At that moment I thought, falling in love is just like suffering cholera. “I love you. It’s none of your business.”
Here I present to you a machine that can write 10,000 love haiku. Which is a simple program written with a few lines. A machine that can vomit out endless emotional haiku, as if a man suffering love, angry, in despair… I give it a name K.
K is part of my Emotion Machines series. Even if K will not make you understand love. But let us ponder about love for a moment.
— Tan Chui Mui
Tan Chui Mui's emotion machines remind me of the uncontrollability and irrationality of emotions when a person truly falls in love. These emotions erupt sporadically, much like this machine that constantly spits out love poems. Moreover, the output of the machine is not one-sided; it is reciprocal. It forms part of an emotional transmission loop between the artist, the audience, and the machine itself. The three elements continuously switch roles between subject and object, completing this performance together. Perhaps the essence of love is revealed in these exchanges — a fluid state that cannot be fully captured.
In this exhibition, although the artist employs completely different media for her creation, she continues her deeply personal reflection on emotions, present in her previous works. This is a machine with emotions, constantly and angrily expressing itself. However, I think the tone of this exhibition is gentle and playful. Just like the exhibition title suggests, no one can truly know what love is, but the moment emotions arise can prompt us to introspect and be inspired.
— Lang Ji, Curator
We always try to depict love, explore what love is, and try to enter.

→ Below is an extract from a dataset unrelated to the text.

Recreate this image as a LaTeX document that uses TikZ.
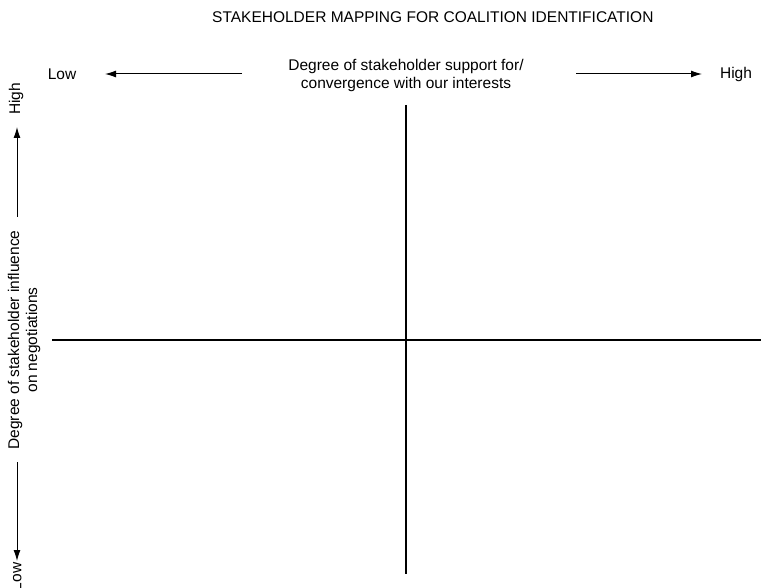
\documentclass[tikz,border=0pt]{standalone}
\usepackage{fontspec}
\setmainfont{Liberation Sans}
\usetikzlibrary{arrows.meta}

\begin{document}
\begin{tikzpicture}[x=1pt,y=-1pt,>={Latex[length=11pt,width=7pt]},
  label/.style={font=\fontsize{15.5}{18}\selectfont, inner sep=0pt, align=center},
  axis/.style={line width=1.8pt},
  pointer/.style={->, line width=1pt}]

\useasboundingbox (0,0) rectangle (763,588);

\node[label, anchor=west] (title) at (212,17) {STAKEHOLDER MAPPING FOR COALITION IDENTIFICATION};

% horizontal scale
\node[label] (support) at (406,75) {Degree of stakeholder support for/\\convergence with our interests};
\node[label] (xlow) at (62,74) {Low};
\node[label] (xhigh) at (736,74) {High};
\coordinate (xlowstart) at (242,74);
\coordinate (xlowend) at (105,74);
\coordinate (xhighstart) at (576,74);
\coordinate (xhighend) at (702,74);
\draw[pointer] (xlowstart)--(xlowend);
\draw[pointer] (xhighstart)--(xhighend);

% vertical scale
\node[label, rotate=90] (influence) at (24,340) {Degree of stakeholder influence\\on negotiations};
\node[label, rotate=90] (yhigh) at (16,99) {High};
\node[label, rotate=90] (ylow) at (16,577) {Low};
\coordinate (yhighstart) at (17,217);
\coordinate (yhighend) at (17,127);
\coordinate (ylowstart) at (17,462);
\coordinate (ylowend) at (17,561);
\draw[pointer] (yhighstart)--(yhighend);
\draw[pointer] (ylowstart)--(ylowend);

% quadrants
\coordinate (top) at (406,105);
\coordinate (bottom) at (406,574);
\coordinate (left) at (52,340);
\coordinate (right) at (761,340);
\draw[axis] (top)--(bottom);
\draw[axis] (left)--(right);

\end{tikzpicture}
\end{document}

Artist Tan Chui Mui's love poem machine, after feeding the machine the artist’s unique and fragmented text, begins to vomit vast amounts of love poems into a container. As one approaches the machine and read these poems, the fragmented text drags the reader through the cracks and into a state of temporal “love”.
Crazy, bitter, haggard, obsessed, sour, sweet, and so on.
Come! And munch on these “tasty” love crumbs.